*Goal of the exercise*: Identify each line below containing the string "matplotlib" and copy it.

* begin Record excerpts *

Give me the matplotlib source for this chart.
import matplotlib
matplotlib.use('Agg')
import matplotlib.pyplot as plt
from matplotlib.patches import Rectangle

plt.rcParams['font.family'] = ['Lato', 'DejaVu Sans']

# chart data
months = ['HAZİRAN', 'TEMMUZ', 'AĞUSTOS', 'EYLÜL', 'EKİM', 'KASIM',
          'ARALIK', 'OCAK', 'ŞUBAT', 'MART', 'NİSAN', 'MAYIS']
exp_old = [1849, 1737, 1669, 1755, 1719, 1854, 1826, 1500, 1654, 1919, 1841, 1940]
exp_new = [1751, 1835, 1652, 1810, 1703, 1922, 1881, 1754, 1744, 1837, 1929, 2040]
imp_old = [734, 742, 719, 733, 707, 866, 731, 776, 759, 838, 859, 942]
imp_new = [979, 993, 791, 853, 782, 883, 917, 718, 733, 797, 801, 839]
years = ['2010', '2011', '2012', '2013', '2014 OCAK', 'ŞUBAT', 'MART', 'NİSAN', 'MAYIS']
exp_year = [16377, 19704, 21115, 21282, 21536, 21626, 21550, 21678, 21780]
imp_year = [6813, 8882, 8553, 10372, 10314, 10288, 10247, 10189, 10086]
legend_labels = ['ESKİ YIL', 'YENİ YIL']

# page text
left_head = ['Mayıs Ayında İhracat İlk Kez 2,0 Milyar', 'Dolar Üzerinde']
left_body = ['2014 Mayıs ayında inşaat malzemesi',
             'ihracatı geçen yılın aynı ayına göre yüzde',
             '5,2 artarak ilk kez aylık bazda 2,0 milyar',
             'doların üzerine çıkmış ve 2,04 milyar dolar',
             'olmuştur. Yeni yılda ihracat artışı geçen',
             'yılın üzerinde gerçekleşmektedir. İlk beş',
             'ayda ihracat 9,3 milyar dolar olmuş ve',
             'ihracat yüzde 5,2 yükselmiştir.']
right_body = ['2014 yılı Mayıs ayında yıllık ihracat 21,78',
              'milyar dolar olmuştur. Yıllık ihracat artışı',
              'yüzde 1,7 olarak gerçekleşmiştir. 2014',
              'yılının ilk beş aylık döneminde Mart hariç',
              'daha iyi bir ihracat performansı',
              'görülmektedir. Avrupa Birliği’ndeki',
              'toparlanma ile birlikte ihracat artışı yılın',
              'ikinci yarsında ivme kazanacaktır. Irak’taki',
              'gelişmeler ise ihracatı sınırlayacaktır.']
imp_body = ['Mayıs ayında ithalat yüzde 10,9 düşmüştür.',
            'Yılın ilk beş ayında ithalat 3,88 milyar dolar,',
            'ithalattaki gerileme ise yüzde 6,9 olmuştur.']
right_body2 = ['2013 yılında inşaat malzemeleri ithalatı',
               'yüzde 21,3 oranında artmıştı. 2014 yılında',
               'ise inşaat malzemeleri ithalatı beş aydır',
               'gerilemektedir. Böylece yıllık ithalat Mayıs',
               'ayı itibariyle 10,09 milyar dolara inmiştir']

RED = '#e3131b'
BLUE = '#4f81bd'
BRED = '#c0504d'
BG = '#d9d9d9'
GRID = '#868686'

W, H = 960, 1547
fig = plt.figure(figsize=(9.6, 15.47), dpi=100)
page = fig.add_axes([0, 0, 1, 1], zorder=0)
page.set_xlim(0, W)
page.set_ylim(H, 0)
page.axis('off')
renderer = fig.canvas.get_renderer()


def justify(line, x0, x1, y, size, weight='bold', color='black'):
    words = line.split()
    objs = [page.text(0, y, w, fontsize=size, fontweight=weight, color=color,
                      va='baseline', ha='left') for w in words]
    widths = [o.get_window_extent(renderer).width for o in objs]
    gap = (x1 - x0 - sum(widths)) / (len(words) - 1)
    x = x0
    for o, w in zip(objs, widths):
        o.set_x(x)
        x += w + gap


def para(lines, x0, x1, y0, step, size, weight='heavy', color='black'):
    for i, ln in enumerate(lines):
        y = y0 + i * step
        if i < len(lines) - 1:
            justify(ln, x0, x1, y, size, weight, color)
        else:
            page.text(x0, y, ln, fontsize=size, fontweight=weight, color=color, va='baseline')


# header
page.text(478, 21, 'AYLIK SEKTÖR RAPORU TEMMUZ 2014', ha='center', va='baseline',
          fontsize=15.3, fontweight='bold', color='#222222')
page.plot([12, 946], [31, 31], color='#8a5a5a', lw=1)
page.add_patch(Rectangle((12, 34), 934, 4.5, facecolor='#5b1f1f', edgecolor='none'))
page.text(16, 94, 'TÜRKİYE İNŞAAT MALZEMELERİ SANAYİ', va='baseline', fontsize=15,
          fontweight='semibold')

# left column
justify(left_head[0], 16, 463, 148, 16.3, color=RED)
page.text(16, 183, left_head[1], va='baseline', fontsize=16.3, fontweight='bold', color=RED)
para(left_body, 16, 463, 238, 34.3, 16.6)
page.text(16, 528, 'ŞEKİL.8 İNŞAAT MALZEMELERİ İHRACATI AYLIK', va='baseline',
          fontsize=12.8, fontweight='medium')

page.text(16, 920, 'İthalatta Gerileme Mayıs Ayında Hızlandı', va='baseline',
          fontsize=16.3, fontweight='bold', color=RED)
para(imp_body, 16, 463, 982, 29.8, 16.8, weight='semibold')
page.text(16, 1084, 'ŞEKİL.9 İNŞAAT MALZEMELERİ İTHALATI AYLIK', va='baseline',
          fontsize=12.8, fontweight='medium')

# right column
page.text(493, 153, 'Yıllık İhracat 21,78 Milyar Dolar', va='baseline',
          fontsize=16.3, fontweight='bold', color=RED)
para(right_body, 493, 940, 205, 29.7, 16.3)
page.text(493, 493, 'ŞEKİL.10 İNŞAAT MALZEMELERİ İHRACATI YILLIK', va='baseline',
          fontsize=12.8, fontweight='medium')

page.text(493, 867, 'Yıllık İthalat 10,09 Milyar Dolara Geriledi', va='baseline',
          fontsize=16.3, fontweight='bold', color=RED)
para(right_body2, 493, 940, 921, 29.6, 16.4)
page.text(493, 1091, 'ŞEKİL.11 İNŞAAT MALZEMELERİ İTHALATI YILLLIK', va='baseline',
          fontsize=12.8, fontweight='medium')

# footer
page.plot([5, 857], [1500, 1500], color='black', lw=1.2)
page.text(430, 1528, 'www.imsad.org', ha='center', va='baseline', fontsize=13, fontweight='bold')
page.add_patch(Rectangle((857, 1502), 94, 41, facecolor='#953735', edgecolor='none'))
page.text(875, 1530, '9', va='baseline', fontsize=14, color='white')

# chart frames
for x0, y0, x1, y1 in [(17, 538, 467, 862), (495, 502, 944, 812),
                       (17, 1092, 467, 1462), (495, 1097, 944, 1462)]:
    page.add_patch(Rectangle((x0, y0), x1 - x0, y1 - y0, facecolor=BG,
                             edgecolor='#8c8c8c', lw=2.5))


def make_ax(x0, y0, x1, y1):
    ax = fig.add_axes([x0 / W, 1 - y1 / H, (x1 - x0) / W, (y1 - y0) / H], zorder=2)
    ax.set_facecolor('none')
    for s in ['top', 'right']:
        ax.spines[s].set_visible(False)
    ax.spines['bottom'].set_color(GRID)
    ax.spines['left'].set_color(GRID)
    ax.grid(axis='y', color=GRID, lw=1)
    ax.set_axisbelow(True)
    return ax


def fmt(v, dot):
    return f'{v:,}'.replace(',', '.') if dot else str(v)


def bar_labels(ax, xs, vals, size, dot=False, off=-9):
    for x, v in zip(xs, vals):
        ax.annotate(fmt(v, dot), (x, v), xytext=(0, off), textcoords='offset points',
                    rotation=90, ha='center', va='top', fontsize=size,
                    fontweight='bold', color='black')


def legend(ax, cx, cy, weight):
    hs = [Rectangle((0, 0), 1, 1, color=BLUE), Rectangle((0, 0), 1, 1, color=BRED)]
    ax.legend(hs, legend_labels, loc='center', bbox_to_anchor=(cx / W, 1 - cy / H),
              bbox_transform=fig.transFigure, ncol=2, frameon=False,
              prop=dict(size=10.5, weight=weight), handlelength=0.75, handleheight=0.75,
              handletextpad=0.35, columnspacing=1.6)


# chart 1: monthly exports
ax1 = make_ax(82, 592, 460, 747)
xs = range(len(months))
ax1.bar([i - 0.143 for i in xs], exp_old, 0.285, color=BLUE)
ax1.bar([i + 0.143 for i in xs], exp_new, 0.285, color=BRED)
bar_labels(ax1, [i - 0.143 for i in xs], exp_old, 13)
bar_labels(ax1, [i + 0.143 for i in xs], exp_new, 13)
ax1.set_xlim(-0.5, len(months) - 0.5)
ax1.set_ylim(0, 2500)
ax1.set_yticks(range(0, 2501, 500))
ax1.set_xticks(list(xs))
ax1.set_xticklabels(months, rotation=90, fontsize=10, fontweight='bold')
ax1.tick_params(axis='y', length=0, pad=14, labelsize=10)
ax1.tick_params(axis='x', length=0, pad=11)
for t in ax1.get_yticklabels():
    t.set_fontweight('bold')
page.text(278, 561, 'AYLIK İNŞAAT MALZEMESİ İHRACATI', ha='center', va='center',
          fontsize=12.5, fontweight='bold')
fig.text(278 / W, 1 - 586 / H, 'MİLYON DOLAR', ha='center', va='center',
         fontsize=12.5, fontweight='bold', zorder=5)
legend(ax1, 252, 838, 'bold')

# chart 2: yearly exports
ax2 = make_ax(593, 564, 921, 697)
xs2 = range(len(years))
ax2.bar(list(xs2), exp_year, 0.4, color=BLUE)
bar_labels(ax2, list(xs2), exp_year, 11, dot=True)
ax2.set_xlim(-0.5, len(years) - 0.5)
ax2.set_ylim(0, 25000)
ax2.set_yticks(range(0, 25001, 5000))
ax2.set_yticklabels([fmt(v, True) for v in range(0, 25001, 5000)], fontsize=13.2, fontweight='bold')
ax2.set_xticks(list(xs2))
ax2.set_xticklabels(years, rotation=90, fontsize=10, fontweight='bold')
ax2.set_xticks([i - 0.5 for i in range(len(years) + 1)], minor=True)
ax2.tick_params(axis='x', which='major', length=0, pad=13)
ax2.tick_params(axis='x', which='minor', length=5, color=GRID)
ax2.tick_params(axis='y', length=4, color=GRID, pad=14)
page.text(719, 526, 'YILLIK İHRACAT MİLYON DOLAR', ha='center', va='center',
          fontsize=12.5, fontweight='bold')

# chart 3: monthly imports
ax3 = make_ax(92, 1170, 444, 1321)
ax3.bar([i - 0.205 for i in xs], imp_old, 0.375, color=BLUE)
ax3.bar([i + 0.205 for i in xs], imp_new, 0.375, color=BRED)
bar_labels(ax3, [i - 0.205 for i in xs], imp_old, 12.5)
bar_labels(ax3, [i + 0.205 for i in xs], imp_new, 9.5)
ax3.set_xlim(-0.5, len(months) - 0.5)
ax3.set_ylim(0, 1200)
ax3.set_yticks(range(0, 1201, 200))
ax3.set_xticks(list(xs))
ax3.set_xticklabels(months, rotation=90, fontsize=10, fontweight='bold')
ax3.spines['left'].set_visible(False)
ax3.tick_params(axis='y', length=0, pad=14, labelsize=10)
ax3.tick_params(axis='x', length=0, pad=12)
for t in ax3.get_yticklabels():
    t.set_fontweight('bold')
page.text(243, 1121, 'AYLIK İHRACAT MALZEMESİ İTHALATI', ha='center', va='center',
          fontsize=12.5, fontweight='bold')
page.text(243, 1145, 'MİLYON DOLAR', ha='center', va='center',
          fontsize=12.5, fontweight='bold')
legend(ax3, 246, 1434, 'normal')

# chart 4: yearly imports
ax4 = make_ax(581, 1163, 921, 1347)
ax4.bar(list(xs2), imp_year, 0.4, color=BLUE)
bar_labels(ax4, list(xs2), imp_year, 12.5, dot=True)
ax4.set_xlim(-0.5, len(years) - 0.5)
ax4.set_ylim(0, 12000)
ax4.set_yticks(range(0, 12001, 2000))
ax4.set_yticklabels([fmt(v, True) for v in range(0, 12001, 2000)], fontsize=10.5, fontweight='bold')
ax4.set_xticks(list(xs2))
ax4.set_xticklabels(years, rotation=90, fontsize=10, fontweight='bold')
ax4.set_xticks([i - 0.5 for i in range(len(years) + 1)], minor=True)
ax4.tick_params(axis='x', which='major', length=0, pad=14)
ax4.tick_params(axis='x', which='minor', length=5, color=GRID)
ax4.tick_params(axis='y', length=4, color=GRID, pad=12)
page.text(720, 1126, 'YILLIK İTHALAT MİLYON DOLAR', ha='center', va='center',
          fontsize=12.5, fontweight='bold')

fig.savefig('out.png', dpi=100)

* end Record excerpts *
* begin Record excerpts *

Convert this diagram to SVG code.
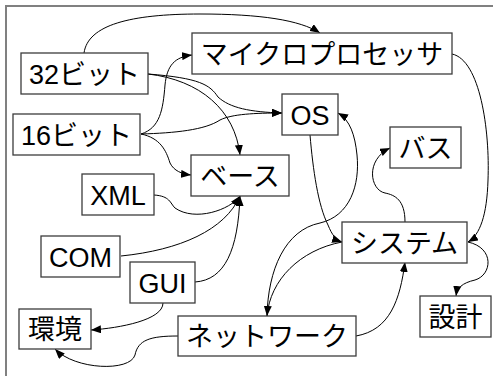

* end Record excerpts *

*Answer for this exercise*:
Give me the matplotlib source for this chart.
import matplotlib
matplotlib.use('Agg')
import matplotlib.pyplot as plt
from matplotlib.patches import Rectangle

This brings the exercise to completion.